-- START OF INFORMATION PROVIDED --

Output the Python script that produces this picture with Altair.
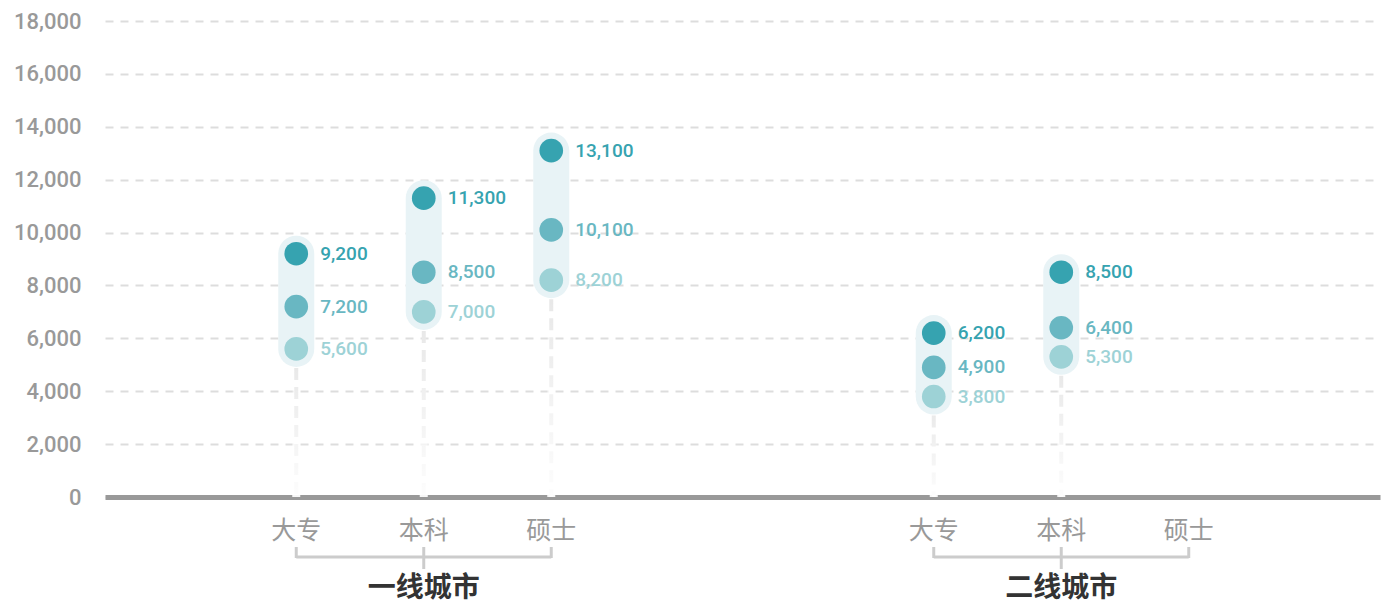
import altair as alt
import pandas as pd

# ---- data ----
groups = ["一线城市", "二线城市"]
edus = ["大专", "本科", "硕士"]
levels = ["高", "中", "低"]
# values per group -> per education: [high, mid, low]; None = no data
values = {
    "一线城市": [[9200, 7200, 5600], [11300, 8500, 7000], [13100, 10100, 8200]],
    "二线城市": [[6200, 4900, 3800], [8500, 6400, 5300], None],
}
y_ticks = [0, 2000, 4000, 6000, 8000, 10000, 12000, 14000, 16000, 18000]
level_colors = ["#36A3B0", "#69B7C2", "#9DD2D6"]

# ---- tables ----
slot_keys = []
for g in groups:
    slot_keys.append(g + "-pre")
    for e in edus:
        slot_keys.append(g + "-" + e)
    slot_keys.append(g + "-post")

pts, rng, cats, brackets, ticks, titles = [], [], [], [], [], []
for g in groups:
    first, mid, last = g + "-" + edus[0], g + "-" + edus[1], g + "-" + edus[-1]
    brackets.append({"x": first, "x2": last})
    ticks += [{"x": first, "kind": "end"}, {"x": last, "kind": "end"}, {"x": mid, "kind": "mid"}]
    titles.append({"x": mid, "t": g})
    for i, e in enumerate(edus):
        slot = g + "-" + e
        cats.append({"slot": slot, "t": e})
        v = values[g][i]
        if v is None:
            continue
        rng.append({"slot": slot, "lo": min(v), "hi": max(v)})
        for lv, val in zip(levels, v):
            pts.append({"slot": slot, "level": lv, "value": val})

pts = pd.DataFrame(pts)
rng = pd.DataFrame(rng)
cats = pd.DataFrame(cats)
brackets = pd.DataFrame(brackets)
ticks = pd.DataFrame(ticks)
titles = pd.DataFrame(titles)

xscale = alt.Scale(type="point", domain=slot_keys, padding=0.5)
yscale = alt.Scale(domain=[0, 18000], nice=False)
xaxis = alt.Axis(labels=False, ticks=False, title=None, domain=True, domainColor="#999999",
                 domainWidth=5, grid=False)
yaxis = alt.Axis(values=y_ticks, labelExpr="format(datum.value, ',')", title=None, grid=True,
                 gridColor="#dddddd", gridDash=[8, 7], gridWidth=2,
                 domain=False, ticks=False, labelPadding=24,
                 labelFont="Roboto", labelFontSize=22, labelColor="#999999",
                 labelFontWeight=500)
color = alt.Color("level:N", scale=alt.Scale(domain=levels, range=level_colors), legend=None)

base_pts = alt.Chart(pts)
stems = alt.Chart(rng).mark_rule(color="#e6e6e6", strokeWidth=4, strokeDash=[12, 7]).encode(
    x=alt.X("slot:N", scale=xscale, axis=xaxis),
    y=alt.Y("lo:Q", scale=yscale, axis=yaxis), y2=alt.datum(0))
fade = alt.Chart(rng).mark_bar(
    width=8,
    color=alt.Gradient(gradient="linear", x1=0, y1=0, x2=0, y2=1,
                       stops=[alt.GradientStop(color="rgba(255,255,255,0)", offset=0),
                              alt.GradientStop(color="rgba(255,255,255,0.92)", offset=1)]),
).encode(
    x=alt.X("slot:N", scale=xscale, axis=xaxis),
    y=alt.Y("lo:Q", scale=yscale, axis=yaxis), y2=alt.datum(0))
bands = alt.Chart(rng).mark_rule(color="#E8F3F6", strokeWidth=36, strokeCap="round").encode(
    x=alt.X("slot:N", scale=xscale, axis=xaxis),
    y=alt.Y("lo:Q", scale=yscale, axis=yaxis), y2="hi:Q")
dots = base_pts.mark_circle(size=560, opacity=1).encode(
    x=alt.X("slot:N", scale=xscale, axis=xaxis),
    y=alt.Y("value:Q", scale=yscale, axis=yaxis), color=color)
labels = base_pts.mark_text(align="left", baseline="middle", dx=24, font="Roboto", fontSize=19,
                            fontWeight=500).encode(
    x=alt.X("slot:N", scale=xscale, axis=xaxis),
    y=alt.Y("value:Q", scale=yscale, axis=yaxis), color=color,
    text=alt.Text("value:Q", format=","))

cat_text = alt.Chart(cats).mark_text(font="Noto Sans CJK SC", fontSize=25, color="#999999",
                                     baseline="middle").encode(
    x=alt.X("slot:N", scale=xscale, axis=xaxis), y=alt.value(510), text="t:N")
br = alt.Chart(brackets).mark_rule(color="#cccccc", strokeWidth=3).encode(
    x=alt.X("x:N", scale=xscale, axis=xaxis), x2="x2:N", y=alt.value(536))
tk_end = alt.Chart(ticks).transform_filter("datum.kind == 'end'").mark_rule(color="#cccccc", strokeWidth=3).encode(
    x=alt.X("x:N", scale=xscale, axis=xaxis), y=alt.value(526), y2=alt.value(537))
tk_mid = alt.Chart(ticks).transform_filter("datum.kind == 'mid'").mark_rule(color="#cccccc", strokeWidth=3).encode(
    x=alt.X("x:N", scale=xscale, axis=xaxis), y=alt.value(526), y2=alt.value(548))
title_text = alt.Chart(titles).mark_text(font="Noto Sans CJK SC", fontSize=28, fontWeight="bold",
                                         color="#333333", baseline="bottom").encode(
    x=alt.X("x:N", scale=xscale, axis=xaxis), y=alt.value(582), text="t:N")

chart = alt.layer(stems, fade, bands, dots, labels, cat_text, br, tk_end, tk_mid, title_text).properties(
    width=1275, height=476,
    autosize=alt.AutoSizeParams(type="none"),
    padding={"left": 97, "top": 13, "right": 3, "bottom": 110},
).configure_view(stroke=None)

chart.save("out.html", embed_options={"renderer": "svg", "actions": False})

-- END OF INFORMATION PROVIDED --

WRITTEN EXERCISE — From the data above, write out everything exactly except the pictures.

RESPONSE TO THE EXERCISE —
Output the Python script that produces this picture with Altair.
import altair as alt
import pandas as pd

# ---- data ----
groups = ["一线城市", "二线城市"]
edus = ["大专", "本科", "硕士"]
levels = ["高", "中", "低"]
# values per group -> per education: [high, mid, low]; None = no data
values = {
    "一线城市": [[9200, 7200, 5600], [11300, 8500, 7000], [13100, 10100, 8200]],
    "二线城市": [[6200, 4900, 3800], [8500, 6400, 5300], None],
}
y_ticks = [0, 2000, 4000, 6000, 8000, 10000, 12000, 14000, 16000, 18000]
level_colors = ["#36A3B0", "#69B7C2", "#9DD2D6"]

# ---- tables ----
slot_keys = []
for g in groups:
    slot_keys.append(g + "-pre")
    for e in edus:
        slot_keys.append(g + "-" + e)
    slot_keys.append(g + "-post")

pts, rng, cats, brackets, ticks, titles = [], [], [], [], [], []
for g in groups:
    first, mid, last = g + "-" + edus[0], g + "-" + edus[1], g + "-" + edus[-1]
    brackets.append({"x": first, "x2": last})
    ticks += [{"x": first, "kind": "end"}, {"x": last, "kind": "end"}, {"x": mid, "kind": "mid"}]
    titles.append({"x": mid, "t": g})
    for i, e in enumerate(edus):
        slot = g + "-" + e
        cats.append({"slot": slot, "t": e})
        v = values[g][i]
        if v is None:
            continue
        rng.append({"slot": slot, "lo": min(v), "hi": max(v)})
        for lv, val in zip(levels, v):
            pts.append({"slot": slot, "level": lv, "value": val})

pts = pd.DataFrame(pts)
rng = pd.DataFrame(rng)
cats = pd.DataFrame(cats)
brackets = pd.DataFrame(brackets)
ticks = pd.DataFrame(ticks)
titles = pd.DataFrame(titles)

xscale = alt.Scale(type="point", domain=slot_keys, padding=0.5)
yscale = alt.Scale(domain=[0, 18000], nice=False)
xaxis = alt.Axis(labels=False, ticks=False, title=None, domain=True, domainColor="#999999",
                 domainWidth=5, grid=False)
yaxis = alt.Axis(values=y_ticks, labelExpr="format(datum.value, ',')", title=None, grid=True,
                 gridColor="#dddddd", gridDash=[8, 7], gridWidth=2,
                 domain=False, ticks=False, labelPadding=24,
                 labelFont="Roboto", labelFontSize=22, labelColor="#999999",
                 labelFontWeight=500)
color = alt.Color("level:N", scale=alt.Scale(domain=levels, range=level_colors), legend=None)

base_pts = alt.Chart(pts)
stems = alt.Chart(rng).mark_rule(color="#e6e6e6", strokeWidth=4, strokeDash=[12, 7]).encode(
    x=alt.X("slot:N", scale=xscale, axis=xaxis),
    y=alt.Y("lo:Q", scale=yscale, axis=yaxis), y2=alt.datum(0))
fade = alt.Chart(rng).mark_bar(
    width=8,
    color=alt.Gradient(gradient="linear", x1=0, y1=0, x2=0, y2=1,
                       stops=[alt.GradientStop(color="rgba(255,255,255,0)", offset=0),
                              alt.GradientStop(color="rgba(255,255,255,0.92)", offset=1)]),
).encode(
    x=alt.X("slot:N", scale=xscale, axis=xaxis),
    y=alt.Y("lo:Q", scale=yscale, axis=yaxis), y2=alt.datum(0))
bands = alt.Chart(rng).mark_rule(color="#E8F3F6", strokeWidth=36, strokeCap="round").encode(
    x=alt.X("slot:N", scale=xscale, axis=xaxis),
    y=alt.Y("lo:Q", scale=yscale, axis=yaxis), y2="hi:Q")
dots = base_pts.mark_circle(size=560, opacity=1).encode(
    x=alt.X("slot:N", scale=xscale, axis=xaxis),
    y=alt.Y("value:Q", scale=yscale, axis=yaxis), color=color)
labels = base_pts.mark_text(align="left", baseline="middle", dx=24, font="Roboto", fontSize=19,
                            fontWeight=500).encode(
    x=alt.X("slot:N", scale=xscale, axis=xaxis),
    y=alt.Y("value:Q", scale=yscale, axis=yaxis), color=color,
    text=alt.Text("value:Q", format=","))

cat_text = alt.Chart(cats).mark_text(font="Noto Sans CJK SC", fontSize=25, color="#999999",
                                     baseline="middle").encode(
    x=alt.X("slot:N", scale=xscale, axis=xaxis), y=alt.value(510), text="t:N")
br = alt.Chart(brackets).mark_rule(color="#cccccc", strokeWidth=3).encode(
    x=alt.X("x:N", scale=xscale, axis=xaxis), x2="x2:N", y=alt.value(536))
tk_end = alt.Chart(ticks).transform_filter("datum.kind == 'end'").mark_rule(color="#cccccc", strokeWidth=3).encode(
    x=alt.X("x:N", scale=xscale, axis=xaxis), y=alt.value(526), y2=alt.value(537))
tk_mid = alt.Chart(ticks).transform_filter("datum.kind == 'mid'").mark_rule(color="#cccccc", strokeWidth=3).encode(
    x=alt.X("x:N", scale=xscale, axis=xaxis), y=alt.value(526), y2=alt.value(548))
title_text = alt.Chart(titles).mark_text(font="Noto Sans CJK SC", fontSize=28, fontWeight="bold",
                                         color="#333333", baseline="bottom").encode(
    x=alt.X("x:N", scale=xscale, axis=xaxis), y=alt.value(582), text="t:N")

chart = alt.layer(stems, fade, bands, dots, labels, cat_text, br, tk_end, tk_mid, title_text).properties(
    width=1275, height=476,
    autosize=alt.AutoSizeParams(type="none"),
    padding={"left": 97, "top": 13, "right": 3, "bottom": 110},
).configure_view(stroke=None)

chart.save("out.html", embed_options={"renderer": "svg", "actions": False})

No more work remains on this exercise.